13. The device of claim 11, wherein the at least one semiconductor diode is electrically in parallel with the electrical component;

wherein, during the reverse recovery state, the destination of the electrical current is ground, the at least one semiconductor diode acting as a bypass for the electrical current during the reverse recovery state; and

wherein, upon termination of the reverse recovery state, the electrical current flows through the electrical component.

14. The device of claim 11, further comprising a transistor electrically connected to the electrical component;

wherein the forward current is provided while the transistor is switched off; and

wherein the reverse voltage is provided while the transistor is switched on.

15. The device of claim 11, wherein the control further comprises controlling at least one of a pulse intensity, pulse width, and pulse duration by adjusting the value of the forward current.

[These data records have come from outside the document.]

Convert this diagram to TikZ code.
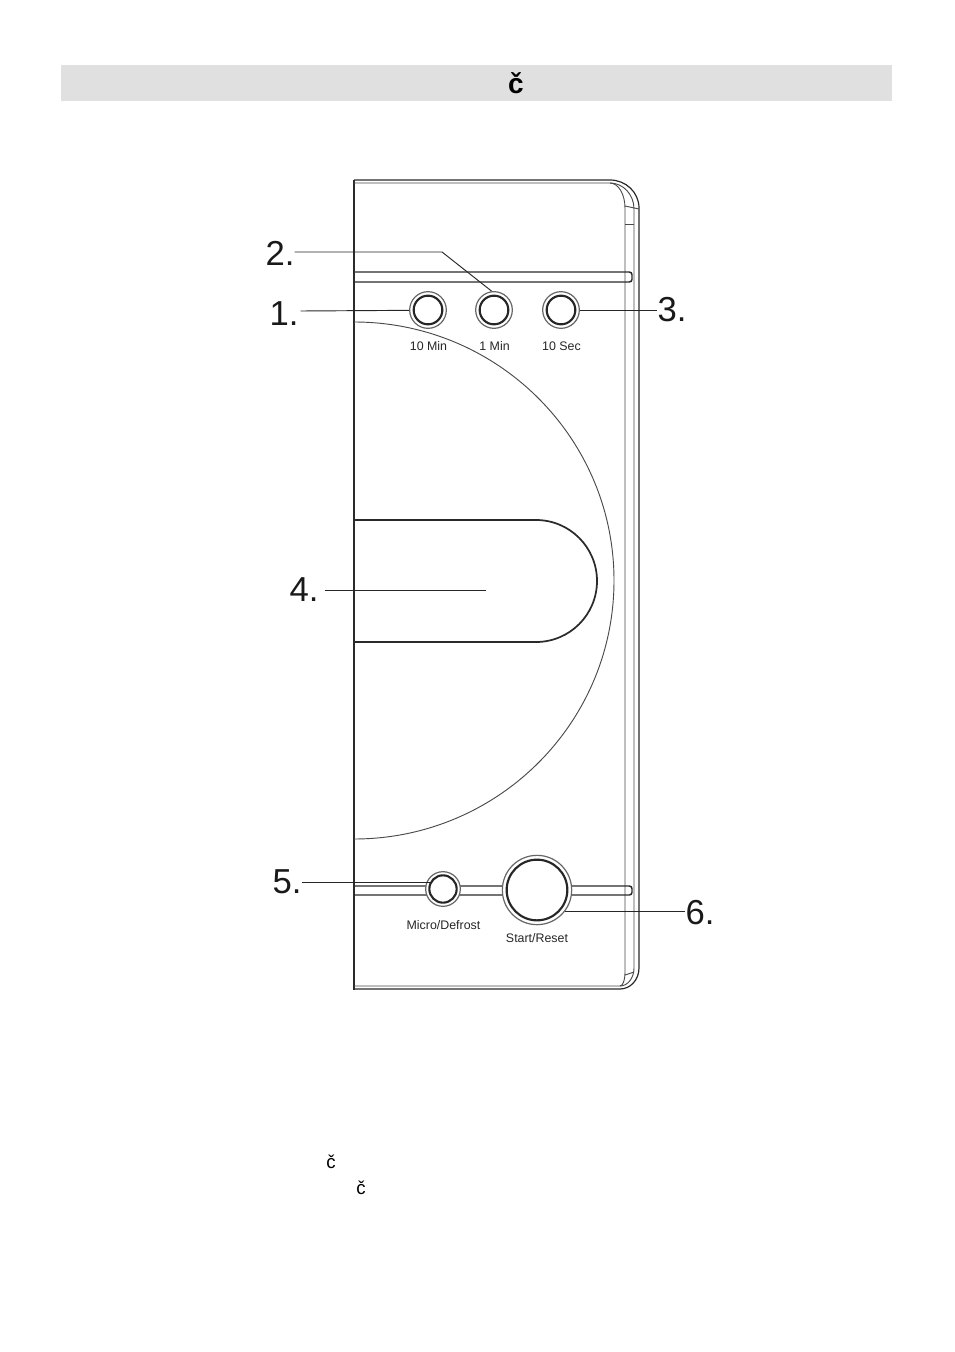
\documentclass[tikz,border=0pt]{standalone}
\usepackage{fontspec}
\setmainfont{Liberation Sans}
\definecolor{barcolor}{HTML}{E0E0E0}
\definecolor{linecolor}{HTML}{2A2A2A}
\tikzset{
  panelline/.style = {draw=linecolor, line width=0.9pt},
  thinline/.style = {draw=linecolor!85, line width=0.7pt},
  leader/.style = {draw=black!85, line width=0.7pt},
  numlabel/.style = {font=\fontsize{26}{26}\selectfont, text=black!90, inner sep=0pt},
  btnlabel/.style = {font=\fontsize{9.3}{9.3}\selectfont, text=black!85, inner sep=0pt},
  btnring/.style = {circle, draw=black!60, line width=0.9pt, fill=white, inner sep=0pt},
  btncore/.style = {circle, draw=black!85, line width=1.6pt, fill=white, inner sep=0pt}
}
\begin{document}
\begin{tikzpicture}[x=0.75pt, y=-0.75pt]
  \useasboundingbox (0,0) rectangle (954,1352);
  \fill[barcolor] (61,65) rectangle (892,101);
  \node[inner sep=0pt, font=\bfseries\fontsize{21}{21}\selectfont] (titlechar) at (516,83) {č};
  % panel outline
  \draw[draw=linecolor, line width=1.7pt] (354,180) -- (354,990);
  \draw[panelline] (354,180) -- (610,180) arc (-90:0:29 and 28) -- (639,968) arc (0:90:19 and 21) -- (354,989);
  \draw[thinline] (354,183) -- (610,183) arc (-90:0:24 and 26) -- (634,968) arc (0:90:14 and 18) -- (354,986);
  \draw[thinline] (610,183) arc (-90:0:15 and 25) -- (625,973) arc (0:90:5 and 13);
  \draw[thinline] (625,206) -- (639,209);
  \draw[thinline] (625,224) -- (634,224);
  \draw[thinline] (625,975) -- (634,972);
  % strips
  \draw[draw=linecolor, line width=1.1pt, rounded corners=2pt] (354,272) -- (632,272) -- (632,282) -- (354,282);
  \draw[draw=linecolor, line width=1.1pt, rounded corners=2pt] (354,886) -- (632,886) -- (632,895) -- (354,895);
  % dial and handle
  \draw[thinline] (354,322) arc (-90:90:260 and 258.5);
  \draw[draw=linecolor, line width=1.3pt] (354,520) -- (536,520) arc (-90:90:61) -- (354,642);
  % buttons
  \foreach \name/\xpos/\txt in {btnten/428/10 Min, btnone/494/1 Min, btnsec/561/10 Sec} {
    \node[btnring, minimum size=27.5pt] (\name) at (\xpos,310) {};
    \node[btncore, minimum size=21.5pt] at (\xpos,310) {};
    \node[btnlabel] at (\xpos+0.5,346) {\txt};
  }
  \node[btnring, minimum size=26pt] (btnmicro) at (443,889) {};
  \node[btncore, minimum size=20.5pt] at (443,889) {};
  \node[btnlabel] at (443.5,925) {Micro/Defrost};
  \node[btnring, minimum size=52pt] (btnstart) at (537,890) {};
  \node[btncore, minimum size=45.5pt] at (537,890) {};
  \node[btnlabel] at (537,938) {Start/Reset};
  % numbers
  \node[numlabel] (numone) at (284,314) {1.};
  \node[numlabel] (numtwo) at (280,253) {2.};
  \node[numlabel] (numthree) at (672,310) {3.};
  \node[numlabel] (numfour) at (304,590) {4.};
  \node[numlabel] (numfive) at (287,882) {5.};
  \node[numlabel] (numsix) at (700,913) {6.};
  \coordinate (bendtwo) at (442,252);
  \coordinate (handlemid) at (486,590);
  \coordinate (microend) at (430,882);
  % leaders
  \draw[leader] (numone.east |- btnten.west) ++(2,1) -- (btnten.181);
  \draw[leader] (numtwo.east |- bendtwo) -- (bendtwo) -- (btnone.97);
  \draw[leader] (btnsec.east) -- (numthree.west |- btnsec.east);
  \draw[leader] (numfour.east |- handlemid) ++(6,0) -- (handlemid);
  \draw[leader] (numfive.east |- microend) -- (microend);
  \draw[leader] (btnstart.-37) -- (numsix.west |- btnstart.-37);
  % stray letters
  \node[inner sep=0pt, font=\fontsize{14}{14}\selectfont] (charone) at (331,1162) {č};
  \node[inner sep=0pt, font=\fontsize{14}{14}\selectfont] (chartwo) at (361,1188) {č};
\end{tikzpicture}
\end{document}
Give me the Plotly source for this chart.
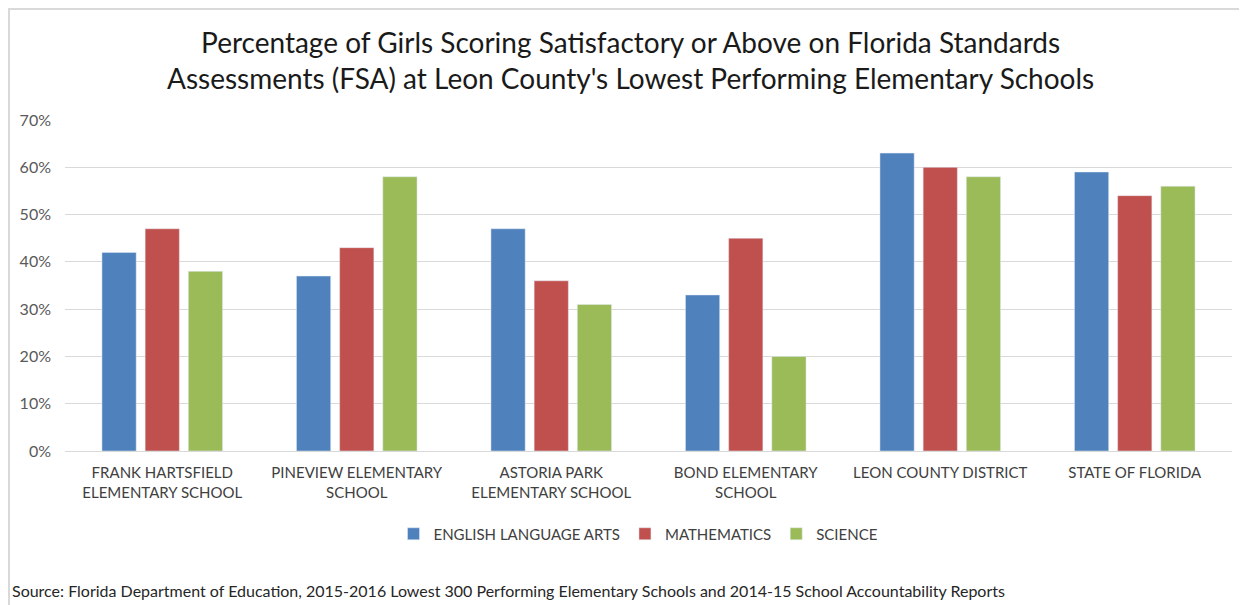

16. The device of claim 11, wherein the at least one semiconductor diode comprises a plurality of semiconductor diodes;

wherein the electrical component comprises a multichannel electrical component; and

wherein each of the plurality of semiconductor diodes is connected in series to and controls at least one channel of the multichannel electrical component.

17. The device of claim 16, wherein the value of the forward current for each of the plurality of semiconductor diodes is set independently from other of the plurality of semiconductor diodes.

18. The device of claim 16, wherein the number of semiconductor diodes is fewer than the total number of channels in all multichannel electrical components combined.

19. The device of claim 11, wherein the providing a forward current is performed by a dedicated current source.

20. The device of claim 11, wherein the electrical component comprises a light emitting device.